Starting at the top of the listing, extract every line up to and including the one with "201.2, 194.0, 196.0];". Pictures stay out of the copy.

--- START Supplied data ---

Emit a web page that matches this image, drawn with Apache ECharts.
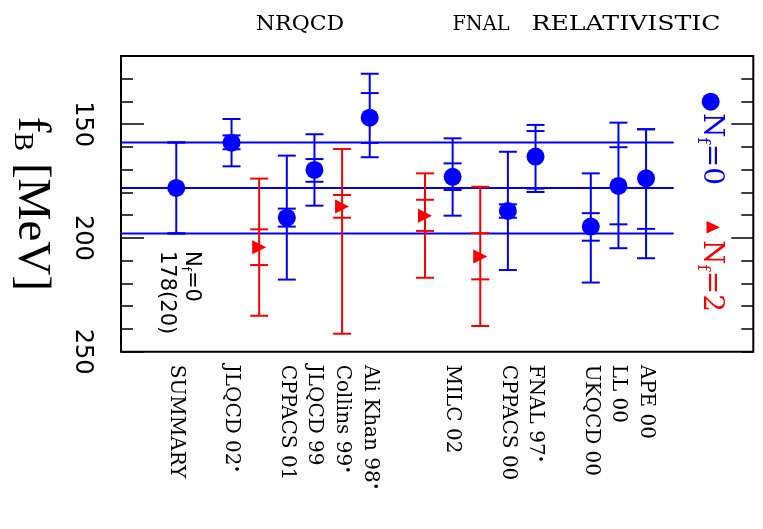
<!DOCTYPE html>
<html>
<head>
<meta charset="utf-8">
<script src="https://cdn.jsdelivr.net/npm/echarts@6/dist/echarts.min.js"></script>
<style>html,body{margin:0;padding:0;background:#fff}#c{width:763px;height:529px}</style>
</head>
<body>
<div id="c"></div>
<script>
// ---- data ----
const labelPos = [2, 4, 6, 7, 8, 9, 12, 14, 15, 17, 18, 19];
const labelNames = ['SUMMARY', 'JLQCD 02*', 'CPPACS 01', 'JLQCD 99', 'Collins 99*', 'Ali Khan 98*',
  'MILC 02', 'CPPACS 00', 'FNAL 97*', 'UKQCD 00', 'LL 00', 'APE 00'];
const groupNames = ['NRQCD', 'FNAL', 'RELATIVISTIC'];
const yTickLabels = [150, 200, 250];

const summaryX = 2;
const summaryVal = 178;
const summaryErr = 20;
const summaryLineEnd = 20;

const nf0X = [4, 6, 7, 9, 12, 14, 15, 17, 18, 19];
const nf0Val = [158.1, 191.1, 170.1, 147.1, 173.1, 188.1, 164.2, 195.0, 177.1, 173.8];
const nf0TotLo = [147.7, 163.8, 154.4, 127.8, 156.2, 162.1, 150.3, 171.6, 149.3, 152.2];
const nf0TotHi = [168.5, 218.3, 185.8, 164.5, 190.2, 214.1, 179.8, 219.6, 204.5, 208.9];
const nf0StatLo = [154.9, 187.1, 165.3, 136.3, 167.2, 185.2, 153.0, 189.1, 160.1, 152.2];
const nf0StatHi = [161.0, 195.0, 175.3, 158.2, 178.9, 191.1, 178.3, 201.2, 194.0, 196.0];

const nf2X = [5, 8, 11, 13];
const nf2Val = [204.1, 186.2, 190.2, 208.2];
const nf2TotLo = [173.9, 160.9, 171.6, 177.5];
const nf2TotHi = [234.2, 242.1, 217.5, 238.7];
const nf2StatLo = [196.2, 181.1, 183.2, 197.9];
const nf2StatHi = [211.9, 191.1, 196.9, 218.2];

// ---- chart ----
const BLUE = '#0000ff', RED = '#ff0000';
const chart = echarts.init(document.getElementById('c'));

function errRender(color) {
  return function (params, api) {
    const x = api.value(0);
    const vals = [api.value(1), api.value(2), api.value(3), api.value(4)];
    const p = vals.map(v => api.coord([x, v]));
    const hw = 9;
    const kids = [{type: 'line', shape: {x1: p[0][0], y1: p[0][1], x2: p[1][0], y2: p[1][1]},
      style: {stroke: color, lineWidth: 2}}];
    p.forEach(q => kids.push({type: 'line', shape: {x1: q[0] - hw, y1: q[1], x2: q[0] + hw, y2: q[1]},
      style: {stroke: color, lineWidth: 2}}));
    return {type: 'group', children: kids};
  };
}

const nf0Err = nf0X.map((x, i) => [x, nf0TotLo[i], nf0TotHi[i], nf0StatLo[i], nf0StatHi[i]]);
const nf2Err = nf2X.map((x, i) => [x, nf2TotLo[i], nf2TotHi[i], nf2StatLo[i], nf2StatHi[i]]);
const sumErr = [[summaryX, summaryVal - summaryErr, summaryVal + summaryErr, summaryVal - summaryErr, summaryVal + summaryErr]];
const bandVals = [summaryVal - summaryErr, summaryVal, summaryVal + summaryErr];

const serif = 'DejaVu Serif';
const sans = 'DejaVu Sans';

const yBase = {min: 120, max: 250, interval: 10, inverse: true, splitLine: {show: false}, axisLine: {show: false}};

const option = {
  animation: false,
  backgroundColor: '#fff',
  grid: {left: 118.5, right: 9.7, top: 56, bottom: 177.3, show: true, borderColor: '#000', borderWidth: 2, containLabel: false},
  xAxis: {
    type: 'value', min: 0, max: 22.88, splitLine: {show: false},
    axisLine: {show: false}, axisTick: {show: false},
    axisLabel: {
      customValues: labelPos, rotate: -90, margin: 13, color: '#000',
      fontFamily: serif, fontSize: 20,
      formatter: function (v) {
        const n = labelNames[labelPos.indexOf(v)] || '';
        if (n.endsWith('*')) return '{t|' + n.slice(0, -1) + '}{s|•}';
        return '{t|' + n + '}';
      },
      rich: {
        t: {fontFamily: serif, fontSize: 20, color: '#000'},
        s: {fontFamily: serif, fontSize: 12, color: '#000', verticalAlign: 'top'}
      }
    }
  },
  yAxis: [
    Object.assign({}, yBase, {position: 'left',
      axisTick: {inside: true, length: 12, lineStyle: {color: '#000', width: 1.5}},
      axisLabel: {show: false}}),
    Object.assign({}, yBase, {position: 'left',
      axisTick: {inside: true, length: 23, customValues: yTickLabels, lineStyle: {color: '#000', width: 1.5}},
      axisLabel: {customValues: yTickLabels, rotate: -90, margin: 27, color: '#000', fontFamily: sans, fontSize: 24},
      name: '{f|f}{b|B}{m| [MeV]}', nameLocation: 'middle', nameRotate: -90, nameGap: 66,
      nameTextStyle: {
        color: '#000',
        rich: {
          f: {fontFamily: 'Liberation Serif', fontSize: 47, color: '#000'},
          b: {fontFamily: 'Liberation Serif', fontSize: 28, color: '#000', verticalAlign: 'bottom'},
          m: {fontFamily: 'Liberation Serif', fontSize: 47, color: '#000'}
        }
      }}),
    Object.assign({}, yBase, {position: 'right',
      axisTick: {inside: true, length: 12, lineStyle: {color: '#000', width: 1.5}},
      axisLabel: {show: false}}),
    Object.assign({}, yBase, {position: 'right',
      axisTick: {inside: true, length: 22, customValues: [150, 200], lineStyle: {color: '#000', width: 1.5}},
      axisLabel: {show: false}})
  ],
  series: [].concat(
    bandVals.map(v => ({
      type: 'line', data: [[0, v], [summaryLineEnd, v]], symbol: 'none', silent: true, z: 1,
      lineStyle: {color: BLUE, width: 2}
    })),
    [
      {type: 'custom', renderItem: errRender(BLUE), data: sumErr, encode: {x: 0, y: [1, 2]}, z: 2},
      {type: 'custom', renderItem: errRender(BLUE), data: nf0Err, encode: {x: 0, y: [1, 2]}, z: 2},
      {type: 'custom', renderItem: errRender(RED), data: nf2Err, encode: {x: 0, y: [1, 2]}, z: 2},
      {type: 'scatter', data: [[summaryX, summaryVal]], symbol: 'circle', symbolSize: 18,
        itemStyle: {color: BLUE, opacity: 1}, z: 3},
      {type: 'scatter', data: nf0X.map((x, i) => [x, nf0Val[i]]), symbol: 'circle', symbolSize: 18,
        itemStyle: {color: BLUE, opacity: 1}, z: 3},
      {type: 'scatter', data: nf2X.map((x, i) => [x, nf2Val[i]]), symbol: 'triangle', symbolSize: 14,
        symbolRotate: -90, itemStyle: {color: RED, opacity: 1}, z: 3}
    ]
  ),
  graphic: [
    {type: 'text', x: 300, y: 25, scaleX: 1.05, style: {text: groupNames[0], font: '21px "DejaVu Serif"', fill: '#000', align: 'center', verticalAlign: 'middle'}},
    {type: 'text', x: 481, y: 25, scaleX: 0.92, style: {text: groupNames[1], font: '21px "DejaVu Serif"', fill: '#000', align: 'center', verticalAlign: 'middle'}},
    {type: 'text', x: 626, y: 25, scaleX: 1.2, style: {text: groupNames[2], font: '21px "DejaVu Serif"', fill: '#000', align: 'center', verticalAlign: 'middle'}},
    // summary annotation
    {type: 'text', x: 179, y: 251, rotation: -Math.PI / 2, z: 10,
      style: {text: '{n|N}{s|f}{n|=0}\n{n|178(20)}', align: 'left', verticalAlign: 'middle', fill: '#000',
        rich: {n: {fontFamily: sans, fontSize: 21, lineHeight: 25, fill: '#000'},
               s: {fontFamily: sans, fontSize: 12, lineHeight: 25, verticalAlign: 'bottom', fill: '#000'}}}},
    // legend
    {type: 'circle', shape: {cx: 710.7, cy: 101.7, r: 9}, style: {fill: BLUE}, z: 10},
    {type: 'text', x: 711, y: 113, rotation: -Math.PI / 2, z: 10,
      style: {text: '{n|N}{s|f}{n|=0}', align: 'left', verticalAlign: 'middle',
        rich: {n: {fontFamily: serif, fontSize: 28, fill: BLUE, lineHeight: 34},
               s: {fontFamily: serif, fontSize: 17, fill: BLUE, lineHeight: 34, verticalAlign: 'bottom'}}}},
    {type: 'polygon', shape: {points: [[706.5, 221], [720, 227.3], [706.5, 233.6]]}, style: {fill: RED}, z: 10},
    {type: 'text', x: 711, y: 240, rotation: -Math.PI / 2, z: 10,
      style: {text: '{n|N}{s|f}{n|=2}', align: 'left', verticalAlign: 'middle',
        rich: {n: {fontFamily: serif, fontSize: 28, fill: RED, lineHeight: 34},
               s: {fontFamily: serif, fontSize: 17, fill: RED, lineHeight: 34, verticalAlign: 'bottom'}}}}
  ]
};
chart.setOption(option);
</script>
</body>
</html>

--- END Supplied data ---

→ **Output below**:
Emit a web page that matches this image, drawn with Apache ECharts.
<!DOCTYPE html>
<html>
<head>
<meta charset="utf-8">
<script src="https://cdn.jsdelivr.net/npm/echarts@6/dist/echarts.min.js"></script>
<style>html,body{margin:0;padding:0;background:#fff}#c{width:763px;height:529px}</style>
</head>
<body>
<div id="c"></div>
<script>
// ---- data ----
const labelPos = [2, 4, 6, 7, 8, 9, 12, 14, 15, 17, 18, 19];
const labelNames = ['SUMMARY', 'JLQCD 02*', 'CPPACS 01', 'JLQCD 99', 'Collins 99*', 'Ali Khan 98*',
  'MILC 02', 'CPPACS 00', 'FNAL 97*', 'UKQCD 00', 'LL 00', 'APE 00'];
const groupNames = ['NRQCD', 'FNAL', 'RELATIVISTIC'];
const yTickLabels = [150, 200, 250];

const summaryX = 2;
const summaryVal = 178;
const summaryErr = 20;
const summaryLineEnd = 20;

const nf0X = [4, 6, 7, 9, 12, 14, 15, 17, 18, 19];
const nf0Val = [158.1, 191.1, 170.1, 147.1, 173.1, 188.1, 164.2, 195.0, 177.1, 173.8];
const nf0TotLo = [147.7, 163.8, 154.4, 127.8, 156.2, 162.1, 150.3, 171.6, 149.3, 152.2];
const nf0TotHi = [168.5, 218.3, 185.8, 164.5, 190.2, 214.1, 179.8, 219.6, 204.5, 208.9];
const nf0StatLo = [154.9, 187.1, 165.3, 136.3, 167.2, 185.2, 153.0, 189.1, 160.1, 152.2];
const nf0StatHi = [161.0, 195.0, 175.3, 158.2, 178.9, 191.1, 178.3, 201.2, 194.0, 196.0];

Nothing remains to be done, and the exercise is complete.